Derivatives of Power Functions - Concept
The derivative of a power function involving x to the nth power (n being non-zero) can be derived using the definition of the derivative. The power function derivative is equal to x to the (n-1)th power times n. Many polynomial derivatives are based on derivatives of multiple power functions.
What what? I want to talk about the derivative of power of function. Now let's recall what a power of function is, a power of function is the one of the form f of x equals x to the n where n is some constant. Now let's find the derivative of a particular power of function f of x equals x cubed. Now recall the definition of the derivative f prime of x is the limit as h approaches zero of f of x plus h minus f of x over h. But first I want to focus on the difference quotient for this function. f of x plus h minus f of x over h is x cubed. When you plug in x+h you get x+h cubed minus f of x that's just x cubed all over h. So I've got to expand this binomial and if you recall your binomial expansions this is going to give me x cubed plus 3x squared h plus 3xh squared plus h cubed it's a big one minus x cubed all over h. Okay now we got a little bit of cancellation the x cubes go, and we're left with these 3 terms over h. So 3x squared h plus 3xh squared plus h cubed over h now we got more cancellation. Because a common factor of h in each of these terms and that'll cancel leaving 3x squared plus 3xh plus h squared.

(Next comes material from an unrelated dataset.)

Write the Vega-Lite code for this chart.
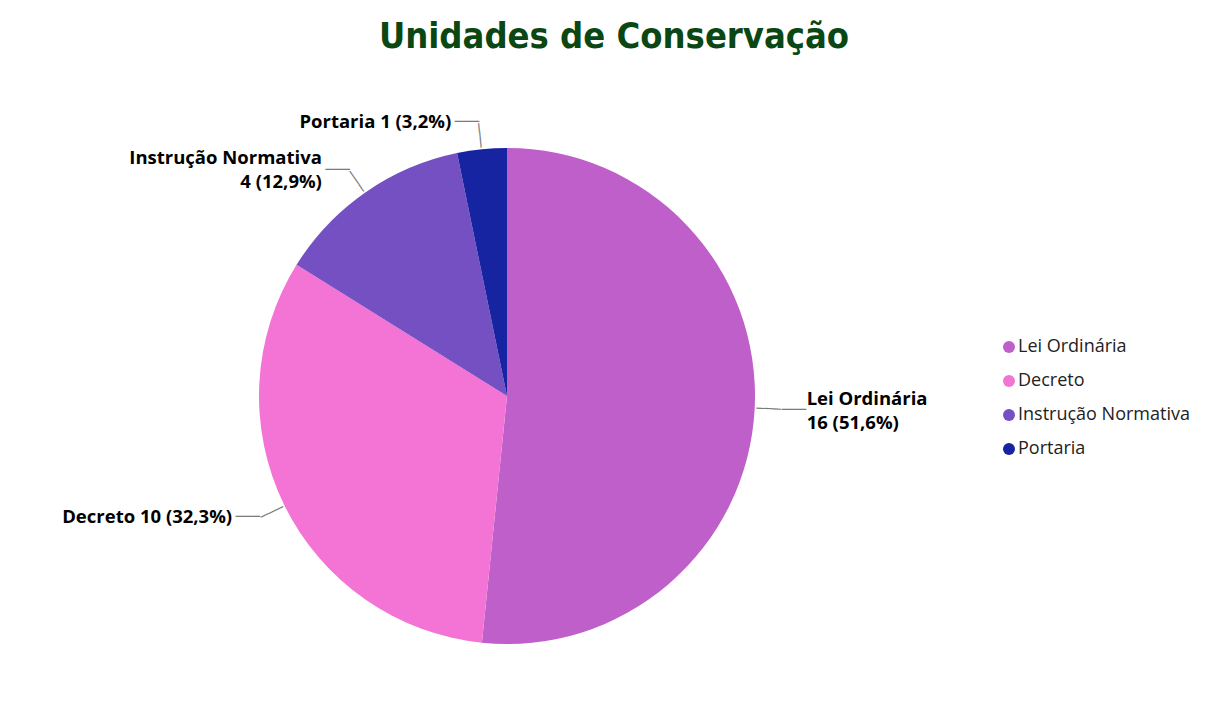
{
  "$schema": "https://vega.github.io/schema/vega-lite/v6.json",
  "width": 1014,
  "height": 672,
  "autosize": "none",
  "padding": {"left": 0, "top": 60, "right": 194, "bottom": 0},
  "background": "white",
  "title": {
    "text": "Unidades de Conservação",
    "font": "DejaVu Sans Condensed",
    "fontSize": 36,
    "fontWeight": "bold",
    "color": "#0a4712",
    "anchor": "middle",
    "frame": "group",
    "dx": 107,
    "dy": 32,
    "offset": 8,
    "baseline": "alphabetic"
  },
  "config": {"view": {"stroke": null}},
  "data": {
    "values": [
      {"tipo": "Lei Ordinária", "n": 16, "label": "Lei Ordinária\n16 (51,6%)"},
      {"tipo": "Decreto", "n": 10, "label": "Decreto 10 (32,3%)"},
      {"tipo": "Instrução Normativa", "n": 4, "label": "Instrução Normativa\n4 (12,9%)"},
      {"tipo": "Portaria", "n": 1, "label": "Portaria 1 (3,2%)"}
    ]
  },
  "encoding": {
    "theta": {"field": "n", "type": "quantitative", "stack": true},
    "order": {"field": "n", "sort": "descending"}
  },
  "layer": [
    {
      "mark": {"type": "arc", "outerRadius": 248},
      "encoding": {
        "color": {
          "field": "tipo",
          "type": "nominal",
          "scale": {
            "domain": ["Lei Ordinária", "Decreto", "Instrução Normativa", "Portaria"],
            "range": ["#bf5fc9", "#f374d4", "#7450c2", "#1724a1"]
          },
          "legend": {
            "title": null,
            "orient": "none",
            "legendX": 1000,
            "legendY": 278,
            "symbolType": "circle",
            "symbolSize": 144,
            "symbolStrokeWidth": 0,
            "labelFont": "Open Sans",
            "labelFontSize": 18,
            "labelColor": "#222222",
            "labelLimit": 400,
            "rowPadding": 16,
            "labelOffset": 0,
            "padding": 0
          }
        }
      }
    },
    {
      "mark": {
        "type": "text",
        "radius": 262,
        "text": "───",
        "font": "DejaVu Sans Mono",
        "fontSize": 13.5,
        "color": "#7a7a7a",
        "align": "center",
        "baseline": "middle",
        "angle": {"expr": "scale('theta', (datum.n_start + datum.n_end) / 2) * 180 / PI - 90"}
      }
    },
    {
      "mark": {
        "type": "text",
        "radius": 275,
        "font": "DejaVu Sans Mono",
        "fontSize": 13.5,
        "color": "#7a7a7a",
        "align": "left",
        "baseline": "middle"
      },
      "encoding": {
        "text": {
          "condition": {"test": "datum.tipo === 'Lei Ordinária'", "value": "───"},
          "value": ""
        }
      }
    },
    {
      "mark": {
        "type": "text",
        "radius": 275,
        "font": "DejaVu Sans Mono",
        "fontSize": 13.5,
        "color": "#7a7a7a",
        "align": "right",
        "baseline": "middle"
      },
      "encoding": {
        "text": {
          "condition": {"test": "datum.tipo !== 'Lei Ordinária'", "value": "───"},
          "value": ""
        }
      }
    },
    {
      "mark": {
        "type": "text",
        "radius": 275,
        "align": "left",
        "baseline": "middle",
        "dx": 25,
        "dy": -11,
        "font": "Open Sans",
        "fontWeight": "bold",
        "fontSize": 18.5,
        "lineBreak": "\n",
        "lineHeight": 24,
        "color": "#000000"
      },
      "encoding": {
        "text": {
          "condition": {"test": "datum.tipo === 'Lei Ordinária'", "field": "label", "type": "nominal"},
          "value": ""
        }
      }
    },
    {
      "mark": {
        "type": "text",
        "radius": 275,
        "align": "right",
        "baseline": "middle",
        "dx": -28,
        "dy": -12,
        "font": "Open Sans",
        "fontWeight": "bold",
        "fontSize": 18.5,
        "lineBreak": "\n",
        "lineHeight": 24,
        "color": "#000000"
      },
      "encoding": {
        "text": {
          "condition": {"test": "datum.tipo === 'Instrução Normativa'", "field": "label", "type": "nominal"},
          "value": ""
        }
      }
    },
    {
      "mark": {
        "type": "text",
        "radius": 275,
        "align": "right",
        "baseline": "middle",
        "dx": -28,
        "font": "Open Sans",
        "fontWeight": "bold",
        "fontSize": 18.5,
        "color": "#000000"
      },
      "encoding": {
        "text": {
          "condition": {"test": "datum.tipo === 'Decreto' || datum.tipo === 'Portaria'", "field": "label", "type": "nominal"},
          "value": ""
        }
      }
    }
  ]
}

Now this is my simplified difference quotient so I pop this back into my limit and I get the limit as h approaches zero of 3x squared plus 3xh plus h squared and as h goes to zero these two terms disappear and I'm left with 3x squared and that's my derivative. That's the derivative of f of x equals x cubed. Now I've got a little table here and it shows f of x equals x cubed and its derivative and you could do what I just did for f of x equals x to the fourth, x of the fifth and you'd find that the derivatives of those functions are 4x cubed and 5x of the fourth respectively.
And you may notice that there's a kind of a pattern here right, the n of the power comes down in front and it's replaced by an exponent that's 1 less. So if you have f of x equals x to the m its derivative is going to be n times x to the n minus 1, right? The original exponent comes down in front and it's x to the n minus 1, 1 less than the original exponent.